Dear Lauren and Lydia,
You’ve got to see your momma in a wide variety of settings and situations. I guess all kids do to some degree. But even more so, you’ve seen your momma in huge loss and you’ve seen her carry on for 7 plus years on her own. You’ve seen her take on Europe and Israel, Alaska and month long road trips out west. You’ve seen her take on mulching, rocking and re landscaping an entire yard and major house projects that most women wouldn’t even consider. You’ve seen her deal with car problems and being perfectly stranded on the side of the road in a state where she had no one to call that was familiar for help. And probably a whole host of other situations I’m not even thinking of.
I believe that you probably think that you have a pretty strong mom. You’ve probably even been told that from time to time by others watching on. They may have also connected the words crazy, adventurous, courageous and impulsive…but strong was probably a word that many would’ve used to describe your mom.
Then…I met Dane, fell in love right before your eyes. Sometimes I think it’s as if you saw me as a rock and all of a sudden I became water and you wonder what in the world happened.
I get it. I can see how you might look at me now and feel a little confused. You might even be disappointed in me from time to time because you had grown so used to counting on me being your rock.
I taught you to be strong and press on and suddenly it could appear that I am weak and have a kryptonite almost…
I want you to know…I am not weak. I am not wimpy. I am a fighter, a stay in the game until it’s finished kind of girl. I am a work hard, pull your own weight kind of momma, always have been, always will be.
But girls…can I tell you how amazingly good it feels to be water these days instead of a rock.

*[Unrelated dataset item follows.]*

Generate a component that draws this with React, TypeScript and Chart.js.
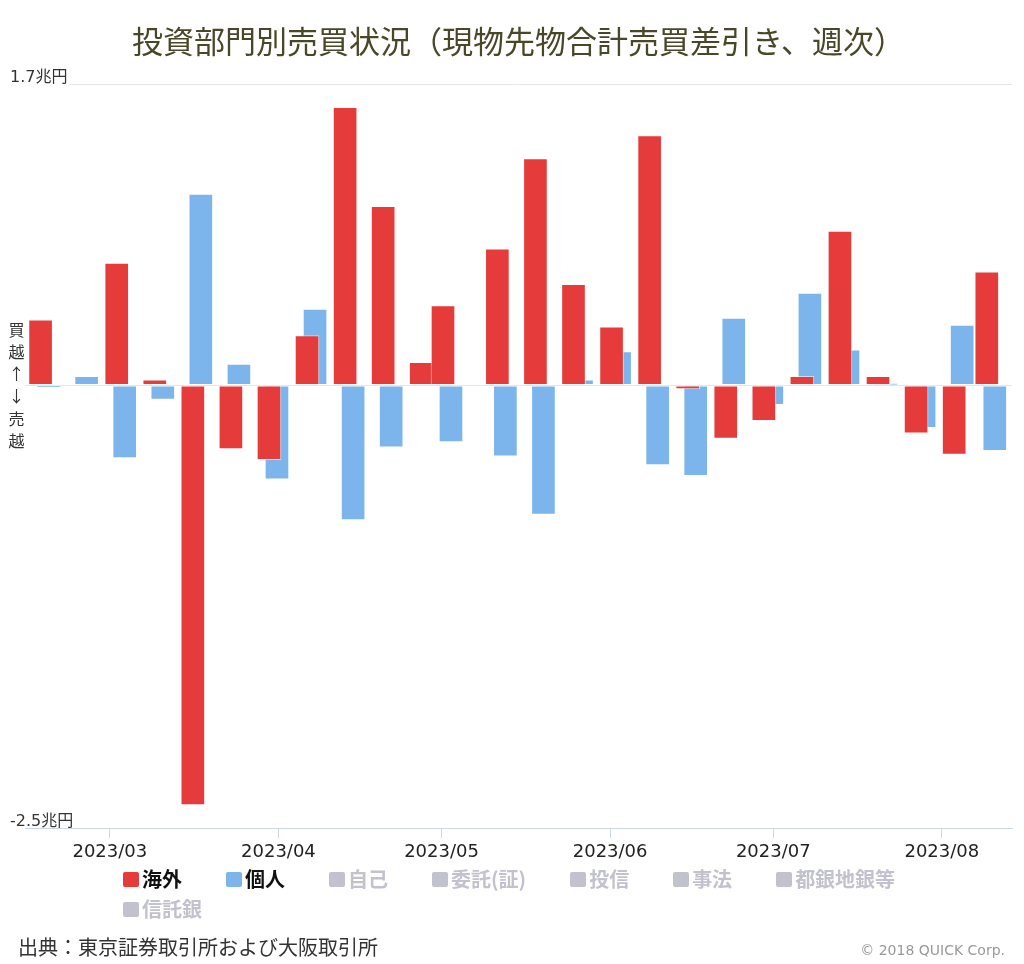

Water is just as powerful…in fact water over time against rocks actually moves and changes the rocks (Remember the grand canyon!!). I feel stronger than ever. I feel braver than ever.
Yes I like having Dane by my side as much as possible. Most of us aren’t made to live alone. And Dane is definitely my best friend. And yes, these days I don’t have to do it all on my own…Praise be to God! But I am strong girls…I am healthy and active in ways I never have been before. I am happy and at peace. I am deeply content. I am secure. For this girl who easily was insecure for 40 plus years…that’s HUGE. I look in the mirror and I like who I see. Again, HUGE.
I am fully alive.
Sometimes when I was single parenting I was able to plan trips and adventures, to take on projects and keep our daily life going, but in the process…sometimes I had a hard time really being in the moment…really feeling alive.
Ultimately, that’s why I quit teaching. That was a HUGE first step.
Maybe strength doesn’t look like what we think it does. Maybe it doesn’t mean going it all alone all the time. Maybe it means totally risking it all and opening your life to someone else completely, receiving their love and giving love freely. Maybe strength is all about vulnerability.
I’ve always been fairly open and vulnerable…hence my history of blogging about anything and everything, but to be completely bare before another human, face to face, as in my relationship with Dane is the highest level of vulnerability I have ever experienced.
It may be hard to see…but I am still your strong, sometimes crazy, impulsive, adventurous, brave momma…I will always be. I’ve just switched the strength of standing alone like a rock, to flowing with life like a powerful river.
I often look at the Mississippi and think…surely it wouldn’t be that hard to swim in it. I mean, I’ve swam across lakes before. Dane has told me several times…oh but Ruth, you don’t understand the current, it would sweep you under before you even realized what was happening. And I know he’s right. He’s just smart that way :)
So when you take a look at me these days…don’t mistake the changes in me for weakness. I still am an individual with plenty of thoughts and feelings, plenty of ideas and things I want to do. I am not wimpy. I am stronger than ever. I know what I want in life. I’m living how I want to live. I am fully aware that the future is unknown and I know with confidence that whatever comes…I will keep pushing on, throwing off everything that entangles. I will finish this race strong, you can count on it. I will finish with nothing left in me because I will give this life all I have to give it.
Having a partner…a best friend, a husband, Dane…has not weakened me in anyway. I promise you. And it sure feels good to flow with life instead of just feeling like I’m a rock.
And by the way…I do still cry, and have moments of untogetherness and that’s perfectly fine too.
Love your momma who stood on a rock yesterday by the Mississippi River and realized how strong I feel these days. It’s a beautiful thing. Not because of who I am. Not because of Dane and who he is. But because of God in both of us and what He is doing in our lives.